Pierre Pranchère intervient également sur les questions de politique étrangère et de défense. En juin 1975, à l’occasion de la déclaration du gouvernement sur ce domaine, l’ancien résistant se fait le porte-parole de l’émotion ressentie unanimement après l’annonce de la fin de la célébration chaque année de la victoire du 8 mai 1945 par le président de la République. En mai 1976, à l’occasion de l’examen de la loi de programmation militaire pour les années 1977-1982, il critique la stratégie de défense de l’Exécutif, qu’il estime, comme son groupe, éloignée des besoins de la défense nationale et mise au service d’exigences stratégiques étrangères.

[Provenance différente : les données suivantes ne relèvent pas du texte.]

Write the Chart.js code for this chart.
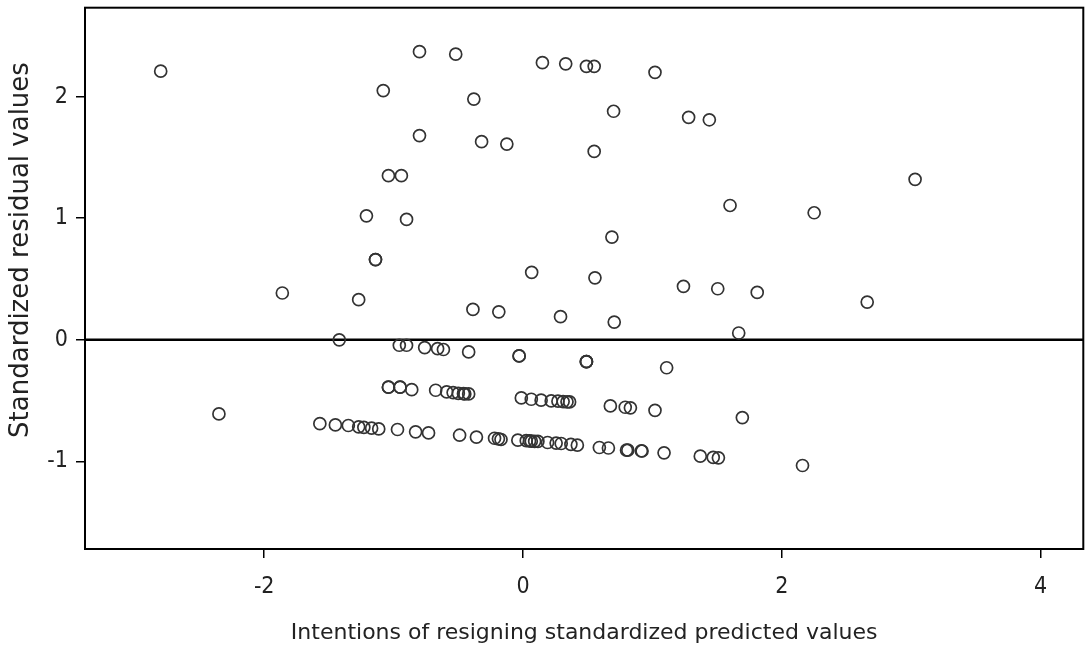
<!DOCTYPE html>
<html>
<head>
<meta charset="utf-8">
<script src="https://cdn.jsdelivr.net/npm/chart.js@4"></script>
<style>
  body { margin: 0; background: #fff; }
  #wrap { width: 1091px; height: 651px; }
</style>
</head>
<body>
<div id="wrap"><canvas id="scatter" width="1091" height="651"></canvas></div>
<script>
// Data
const predicted = [
  -2.80, -1.08, -0.80, -0.52, 0.15, 0.33, 0.49, 0.55, 1.02,
  -0.38, 0.70, 1.28, 1.44, -0.80, -0.32, -0.125, 0.55,
  -1.04, -0.94, 3.03, 1.60, 2.25, -1.21, -0.90, 0.687,
  -1.14, -1.14, 0.067, 0.556, 1.24, 1.505, 1.81, -1.86, -1.27, 2.66,
  -0.387, -0.187, 0.29, 0.705, 1.667, -1.42,
  -0.956, -0.90, -0.76, -0.66, -0.615, -0.42, -0.03, -0.03, 0.49, 0.49, 0.49, 1.11,
  -1.04, -1.04, -0.95, -0.95, -0.86,
  -0.675, -0.59, -0.54, -0.50, -0.46, -0.45, -0.42,
  -0.013, 0.064, 0.14, 0.218, 0.27, 0.31, 0.34, 0.36,
  0.675, 0.79, 0.83, 1.02, 1.695, -2.35,
  -1.57, -1.45, -1.35, -1.27, -1.23, -1.17, -1.115, -0.97, -0.83, -0.73,
  -0.49, -0.36, -0.22, -0.19, -0.17,
  -0.04, 0.025, 0.05, 0.064, 0.09, 0.115,
  0.19, 0.256, 0.295, 0.37, 0.42, 0.59, 0.66,
  0.80, 0.81, 0.915, 0.92, 1.09, 1.37, 1.47, 1.51, 2.16
];
const residual = [
  2.21, 2.05, 2.37, 2.35, 2.28, 2.27, 2.25, 2.25, 2.20,
  1.98, 1.88, 1.83, 1.81, 1.68, 1.63, 1.61, 1.55,
  1.35, 1.35, 1.32, 1.105, 1.045, 1.02, 0.99, 0.845,
  0.66, 0.66, 0.555, 0.51, 0.44, 0.42, 0.39, 0.385, 0.33, 0.31,
  0.25, 0.23, 0.19, 0.146, 0.056, 0.00,
  -0.045, -0.045, -0.064, -0.073, -0.08, -0.10, -0.133, -0.133, -0.18, -0.18, -0.18, -0.23,
  -0.39, -0.39, -0.39, -0.39, -0.41,
  -0.415, -0.429, -0.434, -0.44, -0.443, -0.445, -0.445,
  -0.478, -0.489, -0.497, -0.503, -0.505, -0.508, -0.51, -0.511,
  -0.544, -0.555, -0.56, -0.58, -0.64, -0.61,
  -0.69, -0.70, -0.705, -0.716, -0.72, -0.727, -0.733, -0.738, -0.757, -0.766,
  -0.785, -0.80, -0.81, -0.815, -0.82,
  -0.826, -0.83, -0.832, -0.834, -0.835, -0.836,
  -0.845, -0.85, -0.853, -0.86, -0.867, -0.886, -0.89,
  -0.908, -0.908, -0.914, -0.915, -0.93, -0.957, -0.968, -0.971, -1.034
];
const xTicks = [-2, 0, 2, 4];
const yTicks = [-1, 0, 1, 2];
const xRange = [-3.385, 4.33];
const yRange = [-1.721, 2.732];
const refLineY = 0;
const xTitle = "Intentions of resigning standardized predicted values";
const yTitle = "Standardized residual values";

const points = predicted.map((x, i) => ({ x: x, y: residual[i] }));

const tickFont = { family: "'Liberation Sans Narrow', 'DejaVu Sans Condensed', sans-serif", size: 23 };

// frame around the plot area + the rotated y title
const frame = {
  id: "frame",
  afterDraw(chart) {
    const a = chart.chartArea;
    const ctx = chart.ctx;
    ctx.save();
    ctx.strokeStyle = "#000";
    ctx.lineWidth = 2;
    ctx.strokeRect(a.left, a.top, a.right - a.left, a.bottom - a.top);

    ctx.translate(21, 250);
    ctx.rotate(-Math.PI / 2);
    ctx.fillStyle = "#222";
    ctx.font = "26px 'DejaVu Sans'";
    ctx.textAlign = "center";
    ctx.textBaseline = "middle";
    ctx.fillText(yTitle, 0, 0);
    ctx.restore();
  }
};

new Chart(document.getElementById("scatter").getContext("2d"), {
  type: "scatter",
  data: {
    datasets: [
      {
        type: "line",
        data: xRange.map(x => ({ x: x, y: refLineY })),
        borderColor: "#000",
        borderWidth: 2.5,
        pointRadius: 0,
        order: 1
      },
      {
        data: points,
        pointRadius: 6,
        pointBorderWidth: 1.7,
        pointBorderColor: "#333",
        pointBackgroundColor: "rgba(0,0,0,0)",
        order: 0
      }
    ]
  },
  options: {
    responsive: false,
    animation: false,
    layout: { padding: { top: 7, right: -4, left: 0, bottom: 0 } },
    plugins: { legend: { display: false }, tooltip: { enabled: false } },
    scales: {
      x: {
        type: "linear",
        min: xRange[0],
        max: xRange[1],
        afterBuildTicks: s => { s.ticks = xTicks.map(v => ({ value: v })); },
        afterFit: s => { s.height = 102; s.paddingLeft = 0; s.paddingRight = 0; },
        grid: { drawOnChartArea: false, drawTicks: true, tickLength: 9, color: "#000", lineWidth: 1.5 },
        border: { display: false },
        ticks: { color: "#222", font: tickFont, padding: 15 },
        title: { display: true, text: xTitle, color: "#222", font: { family: "DejaVu Sans", size: 22 }, padding: { top: 4, bottom: 5 } }
      },
      y: {
        type: "linear",
        min: yRange[0],
        max: yRange[1],
        afterBuildTicks: s => { s.ticks = yTicks.map(v => ({ value: v })); },
        afterFit: s => { s.width = 85; s.paddingTop = 0; s.paddingBottom = 0; },
        grid: { drawOnChartArea: false, drawTicks: true, tickLength: 9, color: "#000", lineWidth: 1.5 },
        border: { display: false },
        ticks: { color: "#222", font: tickFont, padding: 8 }
      }
    }
  },
  plugins: [frame]
});
</script>
</body>
</html>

Il déplore dans un clin d’œil aux gaullistes la fin de la stratégie de défense tous azimuts.
Lors des élections législatives de 1978, Pierre Pranchère est battu par le candidat du Rassemblement pour la République (RPR) Jean-Pierre Bechter, qui l’emporte de justesse au second tour avec 26 073 voix, soit 50,42% des suffrages exprimés, grâce au soutien de Jacques Chirac dans un contexte pourtant difficile pour la majorité sortante.
En juin de l’année suivante, Pierre Pranchère est élu député européen sur la liste présentée par le PCF, qui obtient 19 sièges au Parlement avec 4 153 710 voix, soit 20,52% des suffrages exprimés. Il siège à la commission de l’Agriculture. Il est réélu pour ce mandat, lors des élections de 1984, étant placé en 7e position sur la liste communiste. À nouveau candidat en 1989, mais cette fois-ci 14e sur la liste du PCF, il n’est pas réélu.
Aux élections législatives de juin 2002, critique vis-à-vis des nouvelles orientations du Parti communiste impulsées par Robert Hue devenu président du Parti en 2001, Pierre Pranchère est suppléant de Jean-Paul Chailloux qui se présente avec l’étiquette de la Fédération nationale des associations pour la renaissance communiste (FNARC) qu’il a contribué à fonder. Ils sont éliminés dès le premier tour avec 537 voix, soit 1,08% des suffrages exprimés. En 2004, Pierre Pranchère prend part à la création du Pôle de renaissance communiste en France, dont il est membre de la présidence nationale. Il est à nouveau suppléant d’un candidat aux élections législatives en 2007, Alexis Lacroix, dans la deuxième circonscription de la Corrèze. Ils sont éliminés au premier tour après avoir obtenu 162 voix.
Au cours de sa vie, l’ardent patriote n’a cessé de se consacrer à la mémoire de la Résistance notamment en tant que secrétaire général du collectif Maquis de Corrèze. Il est décoré de la Croix de guerre 1939-1945, qui distingue les personnes citées pour fait de guerre au cours de la Seconde guerre mondiale, et de la Croix du combattant volontaire qui récompense les personnes ayant spontanément servi dans une unité combattante à partir de la guerre 1939-1945.
Pierre Pranchère est décédé à l’âge de 96 ans, le 30 décembre 2023, à Tulle dans sa région d’origine. Il était père de six enfants et marié à Marcelle Sage-Pranchère. À son décès de nombreux hommages lui sont adressés, son rôle dans la Résistance continuant à être unanimement salué.